Mostly photography/graphics, cooking, and short stories

Sep 30, 2008 12:57

Things I have loved madly recently:

-Pandora. A fairly good selection, actually, of Renaissance choral stuff (yay!), German art songs, and obscure Broadway; and a terrible selection of violin soloists.

-GIMP. Who needs Photoshop?

-Liquid Rescale for GIMP. Wow. Utter coolness.

-LaTeX. Given the necessary evil of proposal-writing, at least one can do it in a relatively painless way.

-Mark Bittman's The Minimalist Cooks Dinner. Really simple recipes that taste delicious-- see below; also, an incredibly wonderful sauce for salmon that involves lightly browning garlic in olive oil and adding dried tarragon and sherry vinegar to the warm garlicly olive oil (basically, to taste, but let's say 2 parts oil to 1 part vinegar... if anyone cares I'll try to look up the exact quantities tonight). I have no idea why this is so good-- it didn't sound that interesting, but it's spectacular!

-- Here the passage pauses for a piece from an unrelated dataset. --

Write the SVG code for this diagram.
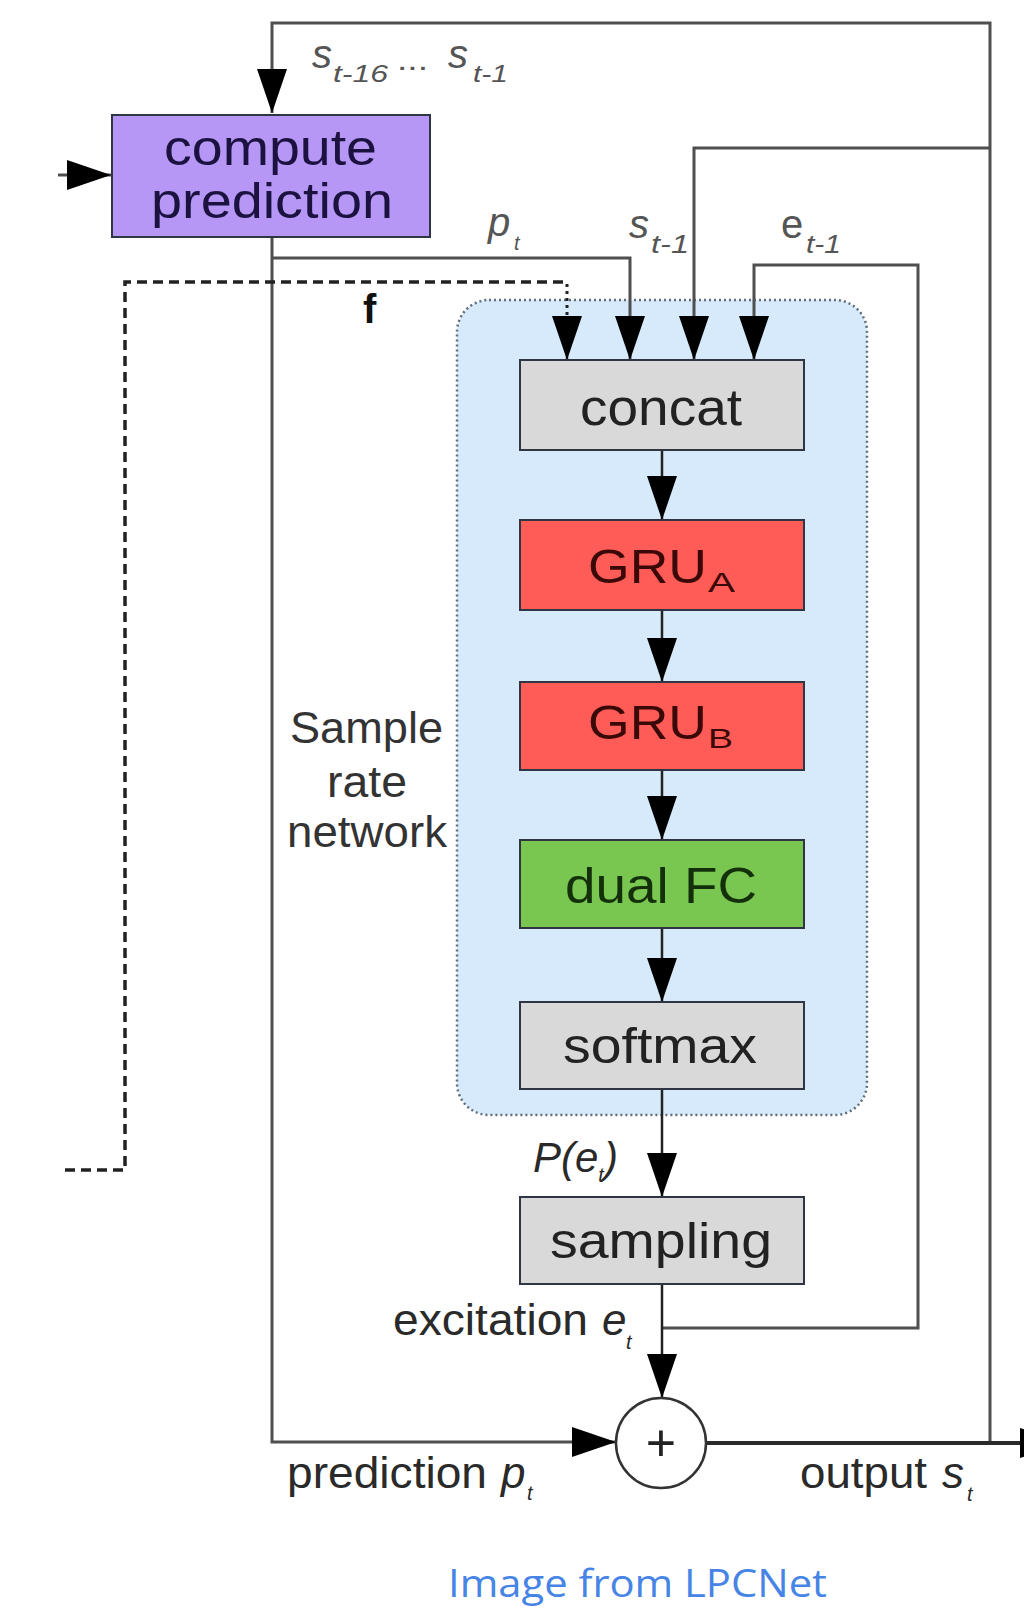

-Frozen raw shrimp (also from Bittman). I have always been scared of cooking shrimp. Now I do not know why. Thaw 1 lb of Trader Joe raw shrimp (he recommends shelled, which I used) in the refrigerator overnight and fry it in a medium-size frying pan under medium heat with 1/8 cup olive oil, a tsp cumin, a tsp paprika, salt to taste, pepper, until pink (and the backs are clearly cooked), turning once, don't overcook too much (though you have some leeway). It is better than ANY restaurant shrimp I have EVER had (though to be fair I don't think I usually order shrimp at expensive restaurants).

-Courtesy of xkcd, Federal Reserve Skateboard: A Short Story. Complete with totally awesome surprise ending! The absolute best thing (perhaps only good thing) to come out of the current financial crisis.

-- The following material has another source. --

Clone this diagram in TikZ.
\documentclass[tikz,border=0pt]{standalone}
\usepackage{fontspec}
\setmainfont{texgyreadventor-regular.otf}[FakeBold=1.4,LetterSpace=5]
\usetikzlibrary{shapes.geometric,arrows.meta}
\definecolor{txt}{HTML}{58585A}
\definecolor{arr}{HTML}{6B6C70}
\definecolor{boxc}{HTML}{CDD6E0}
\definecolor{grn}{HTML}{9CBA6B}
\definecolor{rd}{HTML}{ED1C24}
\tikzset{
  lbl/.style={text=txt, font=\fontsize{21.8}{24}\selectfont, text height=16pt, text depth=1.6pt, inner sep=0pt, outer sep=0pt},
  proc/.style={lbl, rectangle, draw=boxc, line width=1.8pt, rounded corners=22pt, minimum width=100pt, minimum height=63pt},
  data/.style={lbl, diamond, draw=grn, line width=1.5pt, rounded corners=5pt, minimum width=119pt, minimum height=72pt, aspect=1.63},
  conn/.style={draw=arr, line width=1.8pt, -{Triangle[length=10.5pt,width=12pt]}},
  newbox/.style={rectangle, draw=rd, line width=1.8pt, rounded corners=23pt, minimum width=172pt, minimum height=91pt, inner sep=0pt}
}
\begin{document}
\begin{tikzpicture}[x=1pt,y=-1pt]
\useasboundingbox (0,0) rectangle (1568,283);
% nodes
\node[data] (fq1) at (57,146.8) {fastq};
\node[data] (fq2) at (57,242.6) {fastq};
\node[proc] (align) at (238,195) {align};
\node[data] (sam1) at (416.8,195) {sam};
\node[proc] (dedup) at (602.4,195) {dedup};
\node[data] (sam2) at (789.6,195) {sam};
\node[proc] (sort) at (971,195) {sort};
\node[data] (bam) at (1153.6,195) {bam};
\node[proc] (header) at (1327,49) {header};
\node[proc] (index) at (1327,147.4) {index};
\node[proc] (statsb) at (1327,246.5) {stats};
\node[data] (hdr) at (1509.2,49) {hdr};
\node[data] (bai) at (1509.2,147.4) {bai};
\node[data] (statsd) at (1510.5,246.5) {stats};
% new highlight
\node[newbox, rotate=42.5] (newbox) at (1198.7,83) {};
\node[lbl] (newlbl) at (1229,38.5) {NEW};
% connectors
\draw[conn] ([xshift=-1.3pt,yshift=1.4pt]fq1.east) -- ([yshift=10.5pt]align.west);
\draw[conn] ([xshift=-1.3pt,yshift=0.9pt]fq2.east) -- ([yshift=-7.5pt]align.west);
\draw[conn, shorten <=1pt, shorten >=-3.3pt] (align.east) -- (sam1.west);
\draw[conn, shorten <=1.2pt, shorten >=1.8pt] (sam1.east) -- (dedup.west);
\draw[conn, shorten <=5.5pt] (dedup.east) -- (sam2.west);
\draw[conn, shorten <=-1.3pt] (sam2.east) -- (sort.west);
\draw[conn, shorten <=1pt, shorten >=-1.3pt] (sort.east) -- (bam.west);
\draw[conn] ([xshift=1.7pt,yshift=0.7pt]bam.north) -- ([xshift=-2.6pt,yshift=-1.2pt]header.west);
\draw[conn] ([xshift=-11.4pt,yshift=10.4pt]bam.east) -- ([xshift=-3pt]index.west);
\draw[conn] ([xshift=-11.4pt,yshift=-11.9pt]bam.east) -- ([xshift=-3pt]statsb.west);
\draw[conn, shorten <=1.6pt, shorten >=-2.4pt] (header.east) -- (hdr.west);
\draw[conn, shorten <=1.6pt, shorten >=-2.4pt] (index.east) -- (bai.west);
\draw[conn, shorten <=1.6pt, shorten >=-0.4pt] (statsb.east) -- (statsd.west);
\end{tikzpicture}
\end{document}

-Sarah Rees Brennan's YA short story "An Old-Fashioned Unicorn's Guide to Courtship." It is no big secret that I read anything mistful writes. I'd probably read her laundry list if she decided to post it, because I have confidence that she'd make it hilarious. YMMV; my sense of humor lines up fairly precisely with what she writes.

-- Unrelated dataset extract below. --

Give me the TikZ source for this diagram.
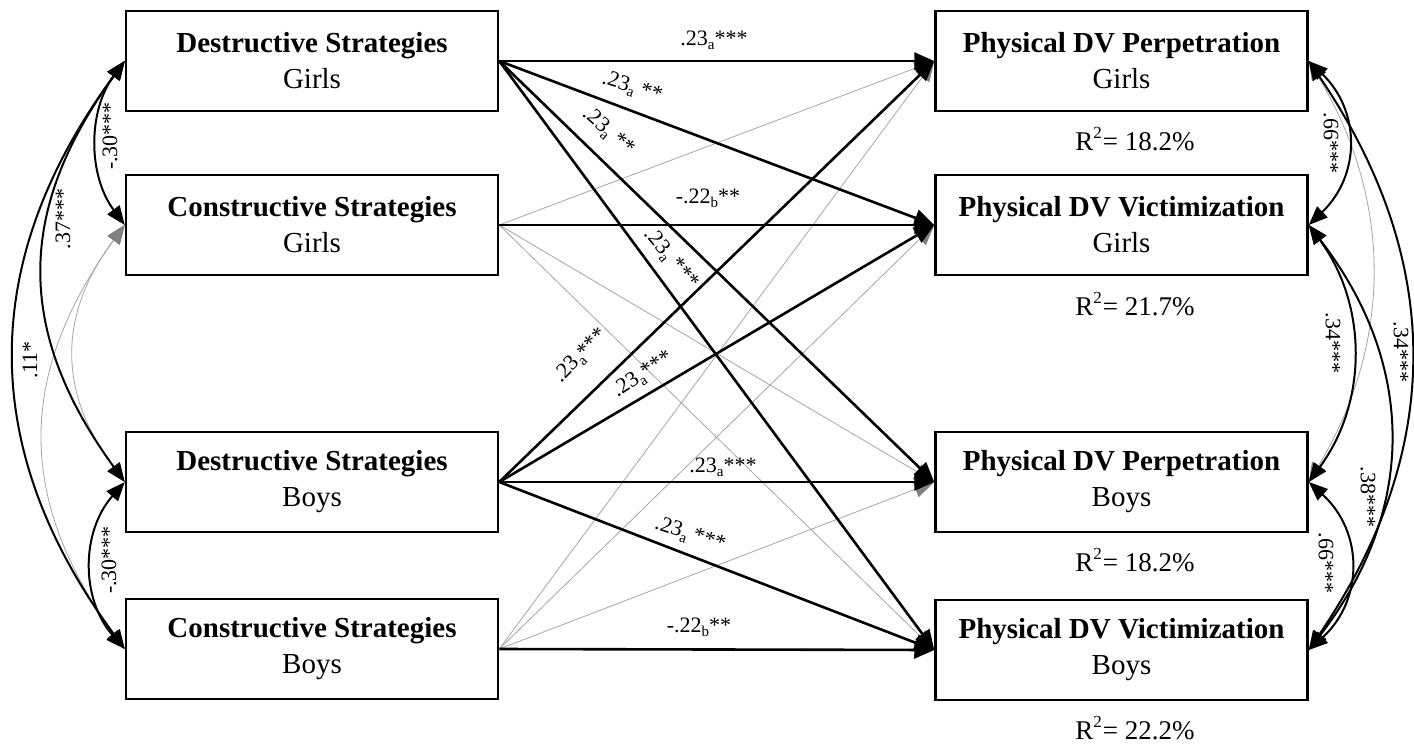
\documentclass[tikz,border=0pt]{standalone}
\usepackage{fontspec}
\setmainfont{Liberation Serif}
\usetikzlibrary{arrows.meta}
\definecolor{thin}{HTML}{A6A6A6}
\definecolor{thinhead}{HTML}{808080}
\newcommand\sbs[1]{\raisebox{-0.2em}{\fontsize{15}{15}\selectfont #1}}
\newcommand\sps[1]{\raisebox{0.42em}{\fontsize{17}{17}\selectfont #1}}
\begin{document}
\begin{tikzpicture}[x=1pt,y=-1pt,
  box/.style={draw, line width=2.5pt, minimum width=372pt, minimum height=100pt,
    inner sep=0pt, align=center, font=\fontsize{29}{36}\selectfont},
  lab/.style={inner sep=0pt, font=\fontsize{22}{22}\selectfont},
  rsq/.style={inner sep=0pt, anchor=base, font=\fontsize{27}{27}\selectfont},
  bline/.style={line width=2.6pt, -{Triangle[length=20pt,width=17pt]}},
  gline/.style={line width=0.8pt, draw=thin, -{Triangle[length=20pt,width=17pt,color=thinhead]}},
  bcov/.style={line width=2pt, {Triangle[length=19pt,width=15pt]}-{Triangle[length=19pt,width=15pt]}},
  gcov/.style={line width=0.8pt, draw=thin, {Triangle[length=19pt,width=15pt,color=thinhead]}-{Triangle[length=19pt,width=15pt,color=thinhead]}}
]
\useasboundingbox (0,0) rectangle (1414,744);
\fill[white] (0,0) rectangle (1414,744);

% boxes
\node[box] (dg) at (312,61)  {\textbf{Destructive Strategies}\\Girls};
\node[box] (cg) at (312,225) {\textbf{Constructive Strategies}\\Girls};
\node[box] (db) at (312,482) {\textbf{Destructive Strategies}\\Boys};
\node[box] (cb) at (312,649) {\textbf{Constructive Strategies}\\Boys};
\node[box] (pg) at (1121.5,61)  {\textbf{Physical DV Perpetration}\\Girls};
\node[box] (vg) at (1121.5,225) {\textbf{Physical DV Victimization}\\Girls};
\node[box] (pb) at (1121.5,482) {\textbf{Physical DV Perpetration}\\Boys};
\node[box] (vb) at (1121.5,650) {\textbf{Physical DV Victimization}\\Boys};

% R squared
\node[rsq] (r1) at (1135,150) {R\sps{2}\kern1pt= 18.2\%};
\node[rsq] (r2) at (1135,315) {R\sps{2}\kern1pt= 21.7\%};
\node[rsq] (r3) at (1135,571) {R\sps{2}\kern1pt= 18.2\%};
\node[rsq] (r4) at (1135,739) {R\sps{2}\kern1pt= 22.2\%};

% thin (non-significant) paths
\draw[gline] (cg.east) -- (pg.west);
\draw[gline] (cg.east) -- (pb.west);
\draw[gline] (cg.east) -- (vb.west);
\draw[gline] (cb.east) -- (pg.west);
\draw[gline] (cb.east) -- (vg.west);
\draw[gline] (cb.east) -- (pb.west);

% significant paths
\draw[bline] (dg.east) -- (pg.west);
\draw[bline] (dg.east) -- (vg.west);
\draw[bline] (dg.east) -- (pb.west);
\draw[bline] (dg.east) -- (vb.west);
\draw[bline] (cg.east) -- (vg.west);
\draw[bline] (db.east) -- (pg.west);
\draw[bline] (db.east) -- (vg.west);
\draw[bline] (db.east) -- (pb.west);
\draw[bline] (db.east) -- (vb.west);
\draw[bline] (cb.east) -- (vb.west);

% path labels
\node[lab] (l1) at (714,40) {.23\sbs{a}***};
\node[lab,rotate=-18] (l2) at (632,88) {.23\sbs{a} **};
\node[lab,rotate=-42] (l3) at (608,132) {.23\sbs{a} **};
\node[lab,rotate=-50] (l4) at (671,259) {.23\sbs{a} ***};
\node[lab] (l5) at (708,198) {-.22\sbs{b}**};
\node[lab,rotate=46] (l6) at (581,356) {.23\sbs{a}***};
\node[lab,rotate=33] (l7) at (643,375) {.23\sbs{a}***};
\node[lab] (l8) at (723,467) {.23\sbs{a}***};
\node[lab,rotate=-18] (l9) at (690,535) {.23\sbs{a} ***};
\node[lab] (l10) at (699,627) {-.22\sbs{b}**};

% left covariances
\draw[gcov] (cg.west) .. controls +(-67,90) and +(-67,-90) .. (db.west);
\draw[gcov] (cg.west) .. controls +(-108,150) and +(-108,-150) .. (cb.west);
\draw[bcov] (dg.west) .. controls +(-37,50) and +(-37,-50) .. (cg.west);
\draw[bcov] (dg.west) .. controls +(-109,150) and +(-109,-150) .. (db.west);
\draw[bcov] (dg.west) .. controls +(-147,200) and +(-147,-200) .. (cb.west);
\draw[bcov] (db.west) .. controls +(-44,50) and +(-44,-50) .. (cb.west);
\node[lab,rotate=90] (c1) at (110,136) {-.30***};
\node[lab,rotate=90] (c2) at (63,219) {.37***};
\node[lab,rotate=90] (c3) at (30,360) {.11*};
\node[lab,rotate=90] (c4) at (109,560) {-.30***};

% right covariances
\draw[gcov] (pg.east) .. controls +(84,140) and +(84,-140) .. (pb.east);
\draw[bcov] (pg.east) .. controls +(52,50) and +(52,-50) .. (vg.east);
\draw[bcov] (vg.east) .. controls +(59,80) and +(59,-80) .. (pb.east);
\draw[bcov] (pg.east) .. controls +(136,200) and +(136,-200) .. (vb.east);
\draw[bcov] (vg.east) .. controls +(108,140) and +(108,-140) .. (vb.east);
\draw[bcov] (pb.east) .. controls +(55,50) and +(55,-50) .. (vb.east);
\node[lab,rotate=-90] (d1) at (1331,143) {.66***};
\node[lab,rotate=-90] (d2) at (1333,343) {.34***};
\node[lab,rotate=-90] (d3) at (1401,352) {.34***};
\node[lab,rotate=-90] (d4) at (1368,497) {.38***};
\node[lab,rotate=-90] (d5) at (1326,563) {.66***};
\end{tikzpicture}
\end{document}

"Courtship" has the familiar Brennan traits of general hilarity ("The Dowager Duchess Whyte had skin as white as snow, hair as black as ebony and a nose as red as blood, probably because of the secret drinking."), the minor-character-stereotypes-taken-to-hysterical-absurdity, the fantasy romance that's actually kind of sort of based on something, and while I'm laughing and not quite paying attention, I feel an odd shiver and realize she has happily been cutting up my heart into pieces. This, being a short story, didn't really have time to cut it up very much... maybe just a couple of nicks. You couldn't make someone human and let them be hurt.

(Also, an accountant named Miles! Who likes making plans! Was that an intentional reference?)